=== YOUR GOAL ===
Count lines holding the string "matplotlib" in the data that follows. Reply with one number only.

=== RECORDS FOR THIS TASK ===

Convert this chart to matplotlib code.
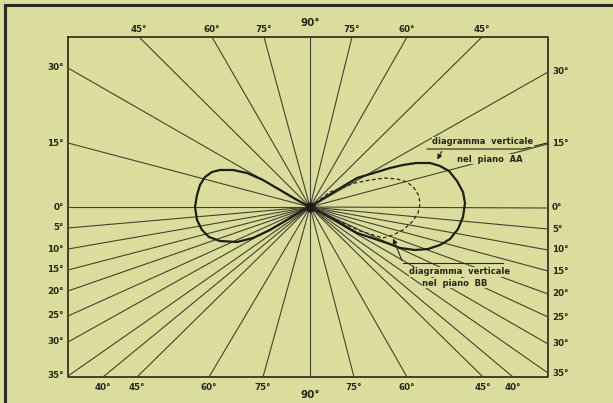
import numpy as np
import matplotlib.pyplot as plt

# frame edges (pixel-like units, centre of the rays at 0,0)
frame_left, frame_right, frame_top, frame_bottom = -242, 238, 170, -170

# where the rays meet the frame, with their angle labels
top_x = [-171, -98, -46, 0, 42, 97, 172]
top_labels = ['45°', '60°', '75°', '90°', '75°', '60°', '45°']
left_y = [139, 64, 0, -21, -42, -63, -84, -109, -135, -169]
left_labels = ['30°', '15°', '0°', '5°', '10°', '15°', '20°', '25°', '30°', '35°']
right_y = [135, 63, -1, -22, -43, -64, -87, -110, -137, -166]
right_labels = ['30°', '15°', '0°', '5°', '10°', '15°', '20°', '25°', '30°', '35°']
bottom_x = [-207, -173, -101, -47, 0, 44, 97, 173, 203]
bottom_labels = ['40°', '45°', '60°', '75°', '90°', '75°', '60°', '45°', '40°']

# vertical pattern, plane AA (solid)
aa_left_x = [0, -13, -30, -47, -63, -77, -90, -98, -105, -110, -113, -115, -113, -108, -101, -90, -73, -57, -40, -23, -7, 0]
aa_left_y = [0, 7, 17, 27, 34, 37, 37, 35, 30, 22, 12, 0, -13, -23, -30, -34, -35, -31, -23, -13, -3, 0]
aa_right_x = [0, 27, 47, 67, 80, 93, 106, 120, 130, 139, 147, 153, 155, 153, 148, 140, 130, 118, 105, 90, 77, 47, 20, 0]
aa_right_y = [0, 17, 29, 35, 39, 42, 44, 44, 41, 36, 26, 15, 4, -10, -22, -32, -38, -42, -43, -41, -36, -26, -10, 0]

# vertical pattern, plane BB (dashed)
bb_x = [0, 20, 45, 60, 75, 87, 97, 104, 109, 110, 108, 103, 93, 83, 73, 50, 25, 0]
bb_y = [0, 15, 24, 27, 29, 28, 25, 19, 11, 3, -6, -14, -23, -28, -31, -24, -12, 0]

bg = '#dadd9b'
ink = '#26261c'
ray = '#434332'

fig = plt.figure(figsize=(6.13, 4.03), dpi=100, facecolor=bg)
ax = fig.add_axes([0, 0, 1, 1])
ax.set_xlim(-310, 303)
ax.set_ylim(-196, 207)
ax.set_facecolor(bg)
ax.axis('off')

# outer border of the page (top and left only)
ax.plot([-305, 303], [202, 202], color='#2a2a22', lw=2.2)
ax.plot([-305, -305], [-196, 202], color='#2a2a22', lw=2.2)

# frame
ax.plot([frame_left, frame_right, frame_right, frame_left, frame_left],
        [frame_top, frame_top, frame_bottom, frame_bottom, frame_top],
        color=ink, lw=1.2)

# rays
for x in top_x:
    ax.plot([0, x], [0, frame_top], color=ray, lw=0.8)
for x in bottom_x:
    ax.plot([0, x], [0, frame_bottom], color=ray, lw=0.8)
for y in left_y:
    ax.plot([0, frame_left], [0, y], color=ray, lw=0.8)
for y in right_y:
    ax.plot([0, frame_right], [0, y], color=ray, lw=0.8)

# labels
fs = 6.3
for x, t in zip(top_x, top_labels):
    big = t == '90°'
    ax.text(x, 184 if big else 177, t, ha='center', va='center',
            fontsize=7.5 if big else fs, color=ink, fontweight='bold')
for x, t in zip(bottom_x, bottom_labels):
    big = t == '90°'
    ax.text(x, -188 if big else -180, t, ha='center', va='center',
            fontsize=7.5 if big else fs, color=ink, fontweight='bold')
for y, t in zip(left_y, left_labels):
    ax.text(frame_left - 4, y, t, ha='right', va='center', fontsize=fs,
            color=ink, fontweight='bold')
for y, t in zip(right_y, right_labels):
    ax.text(frame_right + 4, y, t, ha='left', va='center', fontsize=fs,
            color=ink, fontweight='bold')

# patterns
ax.plot(aa_left_x, aa_left_y, color='#1e1e16', lw=1.6, solid_joinstyle='round')
ax.plot(aa_right_x, aa_right_y, color='#1e1e16', lw=1.6, solid_joinstyle='round')
ax.plot(bb_x, bb_y, color='#2a2a20', lw=0.9, ls=(0, (3, 2)))

# dark blob where the rays meet
ax.scatter([0], [0], s=40, color='#1e1e16', zorder=5)

# annotation AA
box = dict(facecolor=bg, edgecolor='none', pad=0.5)
ax.text(173, 65, 'diagramma  verticale', ha='center', va='center', fontsize=6,
        fontweight='bold', color=ink, bbox=box)
ax.text(180, 48, 'nel  piano  AA', ha='center', va='center', fontsize=6,
        fontweight='bold', color=ink, bbox=box)
ax.plot([117, 213, 237], [58, 58, 64], color=ink, lw=0.8)
ax.annotate('', xy=(126, 45), xytext=(133, 58),
            arrowprops=dict(arrowstyle='-|>', color=ink, lw=0.8, mutation_scale=7))

# annotation BB
ax.text(150, -65, 'diagramma  verticale', ha='center', va='center', fontsize=6,
        fontweight='bold', color=ink, bbox=box)
ax.text(145, -76, 'nel  piano  BB', ha='center', va='center', fontsize=6,
        fontweight='bold', color=ink, bbox=box)
ax.plot([193, 93], [-56, -56], color=ink, lw=0.8)
ax.annotate('', xy=(82, -29), xytext=(93, -56),
            arrowprops=dict(arrowstyle='-|>', color=ink, lw=0.8, mutation_scale=7))

fig.savefig('out.png', dpi=100, facecolor=bg)
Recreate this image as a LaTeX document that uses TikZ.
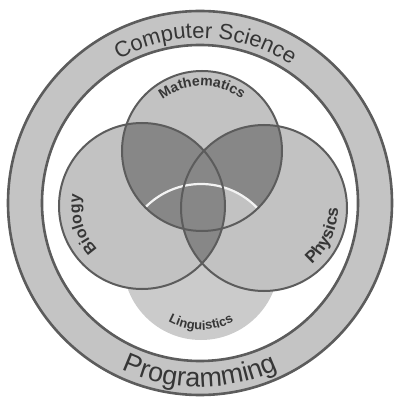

===

=== RESPONSE FOR THIS EXERCISE ===
2